1. This site uses cookies. By continuing to use this site, you are agreeing to our use of cookies. Learn More.

Not sure what to do

Discussion in 'Family, Friends, and Relationships' started by Mustlovedogs777, Jul 7, 2016.

  1. Mustlovedogs777

    Regular Member

    Joined:
    Jul 7, 2016
    Messages:
    1
    Likes Received:
    0
    Location:
    Buffalo
    Gender:
    Female
    Sexual Orientation:
    Lesbian
    I am in a tough spot in my relationship and really need advice. First let me start off by saying this may be long and I do apologize in advance.
    I met someone through work about two and a half years ago and I knew right away I liked her. Just the way her smile made me feel - I felt unbelievable. Last October I decided to begin flirting with her which didn't last long and we started a relationship. Things were wonderful. We were happy, she made me feel like the happiest person on the planet and she said the same about me. Then in Jan she went on a family vacation where she witnessed her nephew have a seizure and his heart stopped. Understandable that she was an emotional wreck but in the end he was ok. When she got home from vacation she was still worried about him so she would check on him when she was out of work, keep in constant contact wih her family who I forgot to mention she is really close with to begin with. We went from seeing eachother about three times a week to seeing eachother only on Thursdays due to work schedules. We would still talk and text to eachother, just not as much.
    Well the last few weeks our work schedules have given us little time to be together. We now do not have any days off the same, but we do work together so we see eachother if I am lucky, ten min a day. I am insecure at times and began to question as to why when I asked her to see eachother, she would get angry and give me excuses like she had too many birthdays this month to celebrate with family and she is too busy for me. If I bring up any of my feelings about this, it would only cause a fight of some sort and I would always be the one to say I am sorry for telling her how I feel.
    So on the 4'th of July we had a phone conversation and she said she is not over what happened with her nephew and she re lives it every day in her head. She said it's all she can think about and she would rather spend her time making sure he is ok. I do understand this when she says it, but I do not know how to handle it. I asked her if she wanted to be with me still and she said she does love me but she can not make the choice to be with me full time. I asked her If she wanted me in her life and she said she does but the pressure I put on her simply by asking her to hang out with me is too much for her.
    I love her with all my heart and only want to be there for her. I tell her how I am beyond heart broken but it's almost like she could care less. I tell her I love her and again, nothing. But then when we do see eachother once a month and I tell her I love her, she says it back. I don't know if I should just say forget it or what I can even do to try.
    I mentioned to her maybe she should go see someone to help her cope with what happened but she didn't take that to well. I also mentioned to her maybe myself, her, and her family could all do dinner or something so she would maybe let me into her life again and she just looked at me like I was mental. I have only met them once while working.
    I am just at a loss, I told her I didn't want to get hurt nine months ago which I why I avoid relationships normally but she just made me so happy. I just do not know what to do.
     
  2. Miri

    Full Member

    Joined:
    Aug 31, 2015
    Messages:
    94
    Likes Received:
    15
    Location:
    California
    Gender:
    Female
    Gender Pronoun:
    She
    Sexual Orientation:
    Lesbian
    Out Status:
    Some people
    Oh, hon. I'm really sorry to hear that you're in such a sticky, painful situation. Let me start off by saying that I'm no veteran when it comes to relationships, but I'll do my best to help here.

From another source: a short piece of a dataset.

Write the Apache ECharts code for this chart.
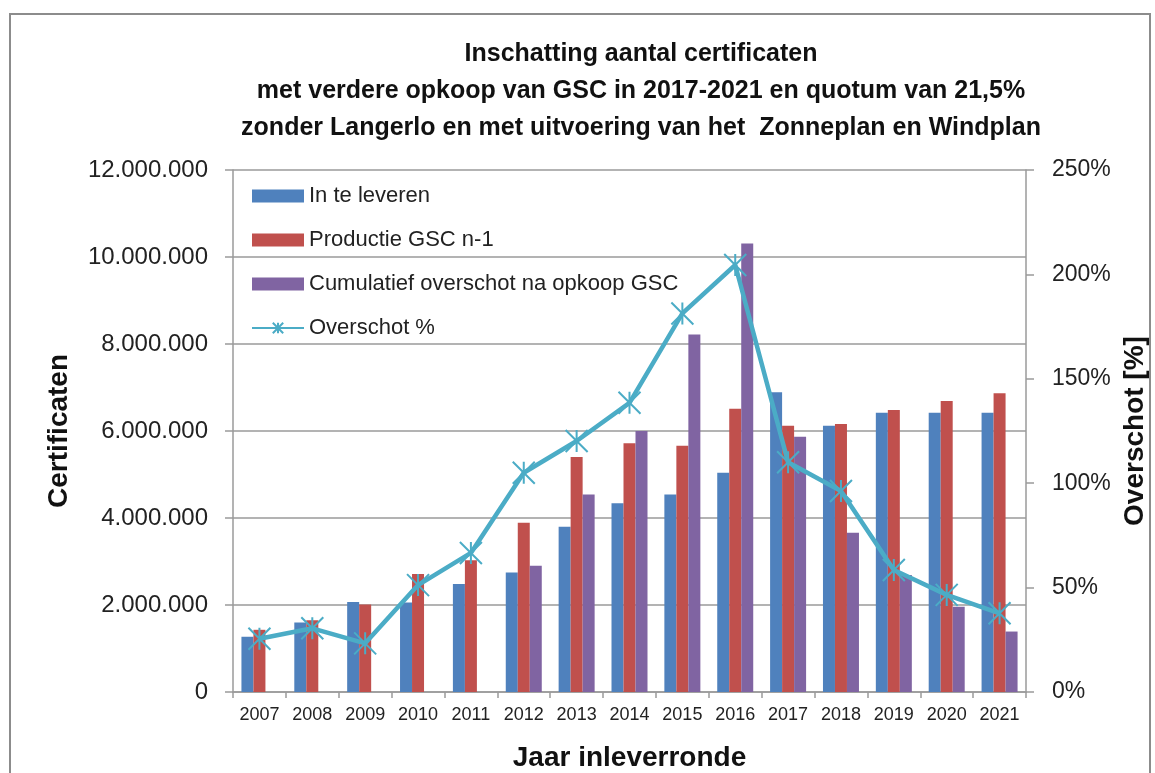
<!DOCTYPE html>
<html>
<head>
<meta charset="utf-8">
<script src="https://cdn.jsdelivr.net/npm/echarts@6/dist/echarts.min.js"></script>
<style>
  html, body { margin: 0; padding: 0; background: #fff; }
  #chart { width: 1155px; height: 773px; }
</style>
</head>
<body>
<div id="chart"></div>
<script>
// data
const years = ['2007', '2008', '2009', '2010', '2011', '2012', '2013', '2014',
  '2015', '2016', '2017', '2018', '2019', '2020', '2021'];
const inTeLeveren = [1270000, 1600000, 2070000, 2060000, 2480000, 2750000, 3800000, 4340000,
  4540000, 5040000, 6890000, 6120000, 6420000, 6420000, 6420000];
const productieGSC = [1430000, 1650000, 2010000, 2710000, 3030000, 3890000, 5400000, 5720000,
  5660000, 6510000, 6120000, 6160000, 6480000, 6690000, 6870000];
const cumulOverschot = [null, null, null, null, null, 2900000, 4540000, 6000000,
  8220000, 10310000, 5870000, 3660000, 2690000, 1960000, 1390000];
const overschotPct = [25.5, 30.5, 23.3, 51.2, 66.6, 105, 120.2, 138.5,
  181.3, 204.5, 110, 96.3, 58.4, 46.5, 37.7];

const titleLines = [
  'Inschatting aantal certificaten',
  'met verdere opkoop van GSC in 2017-2021 en quotum van 21,5%',
  'zonder Langerlo en met uitvoering van het  Zonneplan en Windplan'
];

const regular = "'Liberation Sans', Arial, sans-serif";
const gridGray = '#9a9a9a';

function dotted(v) {
  return String(Math.round(v)).replace(/\B(?=(\d{3})+(?!\d))/g, '.');
}

const chart = echarts.init(document.getElementById('chart'));

const star = 'path://M0,0L10,10M10,0L0,10M5,0L5,10';

chart.setOption({
  animation: false,
  backgroundColor: '#fff',
  title: {
    text: titleLines.join('\n'),
    left: 636,
    textAlign: 'center',
    top: 31,
    textStyle: {
      fontFamily: regular,
      fontWeight: 'bold',
      fontSize: 25,
      lineHeight: 37,
      color: '#111'
    }
  },
  graphic: [{
    type: 'rect',
    shape: { x: 10, y: 14, width: 1140, height: 800 },
    style: { fill: 'none', stroke: '#8c8c8c', lineWidth: 2 },
    silent: true,
    z: -10
  }],
  legend: {
    orient: 'vertical',
    left: 246,
    top: 180,
    itemWidth: 52,
    itemHeight: 13,
    itemGap: 22,
    textStyle: { fontFamily: regular, fontSize: 22, color: '#222', lineHeight: 22 },
    data: [
      { name: 'In te leveren', icon: 'rect' },
      { name: 'Productie GSC n-1', icon: 'rect' },
      { name: 'Cumulatief overschot na opkoop GSC', icon: 'rect' },
      { name: 'Overschot %' }
    ]
  },
  grid: { left: 233, right: 129, top: 170, bottom: 81, outerBoundsMode: 'none', containLabel: false },
  xAxis: {
    type: 'category',
    data: years,
    name: 'Jaar inleverronde',
    nameLocation: 'middle',
    nameGap: 52,
    nameTextStyle: { fontFamily: regular, fontWeight: 'bold', fontSize: 28, color: '#111' },
    axisLine: { lineStyle: { color: gridGray, width: 1.5 } },
    axisTick: { show: true, length: 6, lineStyle: { color: gridGray, width: 1.5 } },
    axisLabel: { fontFamily: regular, fontSize: 18, color: '#222', margin: 14 }
  },
  yAxis: [{
    type: 'value',
    min: 0,
    max: 12000000,
    interval: 2000000,
    name: 'Certificaten',
    nameLocation: 'middle',
    nameGap: 160,
    nameTextStyle: { fontFamily: regular, fontWeight: 'bold', fontSize: 28, color: '#111' },
    axisLine: { show: true, lineStyle: { color: gridGray, width: 1.5 } },
    axisTick: { show: true, length: 8, lineStyle: { color: gridGray, width: 1.5 } },
    axisLabel: { fontFamily: regular, fontSize: 24, color: '#222', margin: 25, formatter: dotted },
    splitLine: { lineStyle: { color: gridGray, width: 1.5 } }
  }, {
    type: 'value',
    min: 0,
    max: 250,
    interval: 50,
    position: 'right',
    name: 'Overschot [%]',
    nameLocation: 'middle',
    nameGap: 95,
    nameTextStyle: { fontFamily: regular, fontWeight: 'bold', fontSize: 28, color: '#111' },
    axisLine: { show: true, lineStyle: { color: gridGray, width: 1.5 } },
    axisTick: { show: true, length: 8, lineStyle: { color: gridGray, width: 1.5 } },
    axisLabel: { fontFamily: regular, fontSize: 23, color: '#222', margin: 26, formatter: '{value}%' },
    splitLine: { show: false }
  }],
  series: [{
    name: 'In te leveren',
    type: 'bar',
    data: inTeLeveren,
    barWidth: 12,
    barGap: '0%',
    itemStyle: { color: '#4F81BD' }
  }, {
    name: 'Productie GSC n-1',
    type: 'bar',
    data: productieGSC,
    barWidth: 12,
    barGap: '0%',
    itemStyle: { color: '#C0504D' }
  }, {
    name: 'Cumulatief overschot na opkoop GSC',
    type: 'bar',
    data: cumulOverschot,
    barWidth: 12,
    barGap: '0%',
    itemStyle: { color: '#8064A2' }
  }, {
    name: 'Overschot %',
    type: 'line',
    yAxisIndex: 1,
    data: overschotPct,
    symbol: star,
    symbolSize: 22,
    lineStyle: { color: '#4BACC6', width: 4.5 },
    itemStyle: { color: 'none', borderColor: '#4BACC6', borderWidth: 2 },
    z: 5
  }]
});
</script>
</body>
</html>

    First, I think it's clear that you really love her and she's important to you, so it's very understandable if the thought of letting her go hurts a lot. As for her, I don't know that her behavior signifies that she doesn't feel the same about you - what is clear is that she's got a lot on her plate right now, emotionally and mentally speaking, and this may cloud or push out her feelings for you, to some degree. I'm honestly surprised that the incident with her nephew has affected her this deeply for this long, although anyone would understandably be rattled by such an event. Do you know if there's anything else troubling her? Is she comfortable with her sexuality and out to her family, and if so, are they totally accepting? It's possible that she reacted the way she did when you mentioned dinner with the family because she has unresolved, unmentioned issues with them.

    As for what you should do, it's always a tough choice as to whether to stay or to go in a situation like this. As far as I can see, you can do one of two things: you can take a break, at least temporarily, and see if that clears things up for you, or you can sit tight, and hold on until she figures things out and can give you a clear answer about what's up with her and where she wants your relationship to go (if such a day does come). As long as you think the pain is bearable, you can continue with the latter option, but if it starts seriously affecting you as a person, I think you should talk to her about taking a break. No one should have to sacrifice their sanity for someone else, even someone they truly love.

    Just take care of yourself and know that whatever you do, it's probably for the best.